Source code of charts
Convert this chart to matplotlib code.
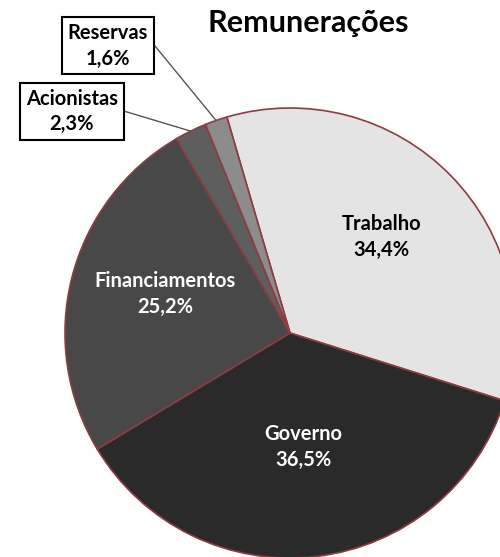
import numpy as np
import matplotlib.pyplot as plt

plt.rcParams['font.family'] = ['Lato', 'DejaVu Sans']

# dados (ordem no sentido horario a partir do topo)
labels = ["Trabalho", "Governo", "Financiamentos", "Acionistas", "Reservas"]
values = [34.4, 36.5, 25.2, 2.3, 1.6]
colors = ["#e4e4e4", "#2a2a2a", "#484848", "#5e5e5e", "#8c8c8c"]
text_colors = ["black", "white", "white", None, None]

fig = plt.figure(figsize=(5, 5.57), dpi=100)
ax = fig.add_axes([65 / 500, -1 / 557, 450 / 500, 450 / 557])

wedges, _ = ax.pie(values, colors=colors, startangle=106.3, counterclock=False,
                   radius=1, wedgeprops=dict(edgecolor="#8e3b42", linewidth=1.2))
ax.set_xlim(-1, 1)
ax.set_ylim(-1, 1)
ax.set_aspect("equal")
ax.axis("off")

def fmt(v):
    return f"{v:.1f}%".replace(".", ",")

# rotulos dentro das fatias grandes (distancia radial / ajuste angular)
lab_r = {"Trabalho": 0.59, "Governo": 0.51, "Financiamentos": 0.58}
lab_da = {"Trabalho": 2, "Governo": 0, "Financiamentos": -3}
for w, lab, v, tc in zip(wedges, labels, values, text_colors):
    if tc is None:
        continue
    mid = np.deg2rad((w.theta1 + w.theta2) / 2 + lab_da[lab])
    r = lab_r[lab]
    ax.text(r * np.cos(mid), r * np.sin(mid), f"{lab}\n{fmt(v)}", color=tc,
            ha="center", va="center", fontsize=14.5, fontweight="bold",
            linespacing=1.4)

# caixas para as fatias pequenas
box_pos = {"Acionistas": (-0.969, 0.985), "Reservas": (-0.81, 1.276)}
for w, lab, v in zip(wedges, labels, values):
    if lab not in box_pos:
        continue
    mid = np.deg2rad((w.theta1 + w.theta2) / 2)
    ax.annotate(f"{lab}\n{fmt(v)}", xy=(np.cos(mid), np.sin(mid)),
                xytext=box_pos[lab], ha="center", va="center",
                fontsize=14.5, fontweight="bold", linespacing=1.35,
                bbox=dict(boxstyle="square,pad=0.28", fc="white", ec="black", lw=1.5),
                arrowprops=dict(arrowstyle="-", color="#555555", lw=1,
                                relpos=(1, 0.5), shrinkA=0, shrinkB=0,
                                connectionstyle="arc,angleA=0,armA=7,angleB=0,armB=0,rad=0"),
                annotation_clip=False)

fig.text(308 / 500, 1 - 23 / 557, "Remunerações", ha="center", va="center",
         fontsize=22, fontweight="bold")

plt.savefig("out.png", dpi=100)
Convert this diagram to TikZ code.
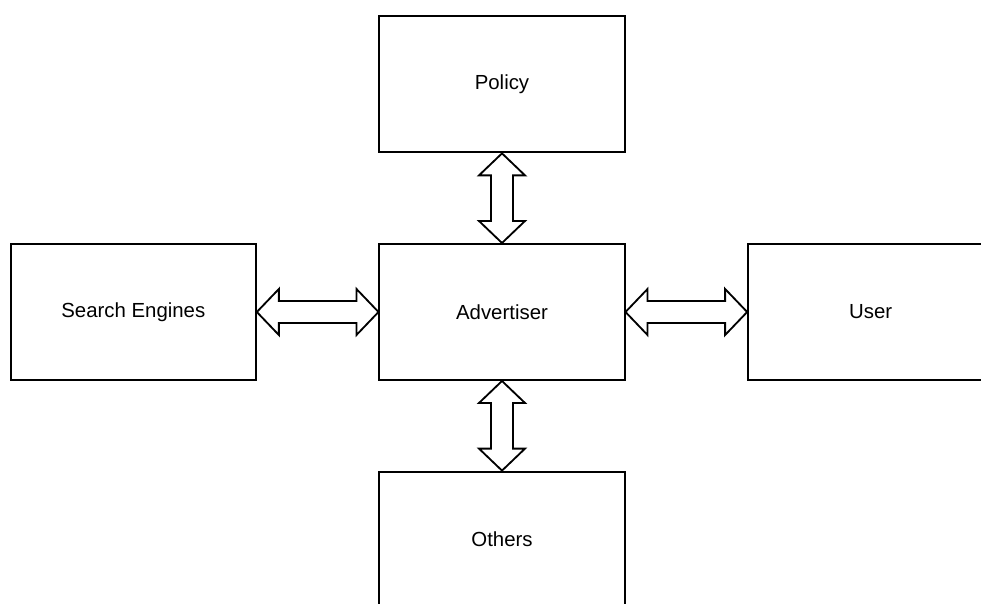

◆ GOAL
Repeat the listing in full and exactly. Leave any pictures out.

◆ OUTPUT
Convert this chart to matplotlib code.
import numpy as np
import matplotlib.pyplot as plt

plt.rcParams['font.family'] = ['Lato', 'DejaVu Sans']

# dados (ordem no sentido horario a partir do topo)
labels = ["Trabalho", "Governo", "Financiamentos", "Acionistas", "Reservas"]
values = [34.4, 36.5, 25.2, 2.3, 1.6]
colors = ["#e4e4e4", "#2a2a2a", "#484848", "#5e5e5e", "#8c8c8c"]
text_colors = ["black", "white", "white", None, None]

fig = plt.figure(figsize=(5, 5.57), dpi=100)
ax = fig.add_axes([65 / 500, -1 / 557, 450 / 500, 450 / 557])

wedges, _ = ax.pie(values, colors=colors, startangle=106.3, counterclock=False,
                   radius=1, wedgeprops=dict(edgecolor="#8e3b42", linewidth=1.2))
ax.set_xlim(-1, 1)
ax.set_ylim(-1, 1)
ax.set_aspect("equal")
ax.axis("off")

def fmt(v):
    return f"{v:.1f}%".replace(".", ",")

# rotulos dentro das fatias grandes (distancia radial / ajuste angular)
lab_r = {"Trabalho": 0.59, "Governo": 0.51, "Financiamentos": 0.58}
lab_da = {"Trabalho": 2, "Governo": 0, "Financiamentos": -3}
for w, lab, v, tc in zip(wedges, labels, values, text_colors):
    if tc is None:
        continue
    mid = np.deg2rad((w.theta1 + w.theta2) / 2 + lab_da[lab])
    r = lab_r[lab]
    ax.text(r * np.cos(mid), r * np.sin(mid), f"{lab}\n{fmt(v)}", color=tc,
            ha="center", va="center", fontsize=14.5, fontweight="bold",
            linespacing=1.4)

# caixas para as fatias pequenas
box_pos = {"Acionistas": (-0.969, 0.985), "Reservas": (-0.81, 1.276)}
for w, lab, v in zip(wedges, labels, values):
    if lab not in box_pos:
        continue
    mid = np.deg2rad((w.theta1 + w.theta2) / 2)
    ax.annotate(f"{lab}\n{fmt(v)}", xy=(np.cos(mid), np.sin(mid)),
                xytext=box_pos[lab], ha="center", va="center",
                fontsize=14.5, fontweight="bold", linespacing=1.35,
                bbox=dict(boxstyle="square,pad=0.28", fc="white", ec="black", lw=1.5),
                arrowprops=dict(arrowstyle="-", color="#555555", lw=1,
                                relpos=(1, 0.5), shrinkA=0, shrinkB=0,
                                connectionstyle="arc,angleA=0,armA=7,angleB=0,armB=0,rad=0"),
                annotation_clip=False)

fig.text(308 / 500, 1 - 23 / 557, "Remunerações", ha="center", va="center",
         fontsize=22, fontweight="bold")

plt.savefig("out.png", dpi=100)
Convert this diagram to TikZ code.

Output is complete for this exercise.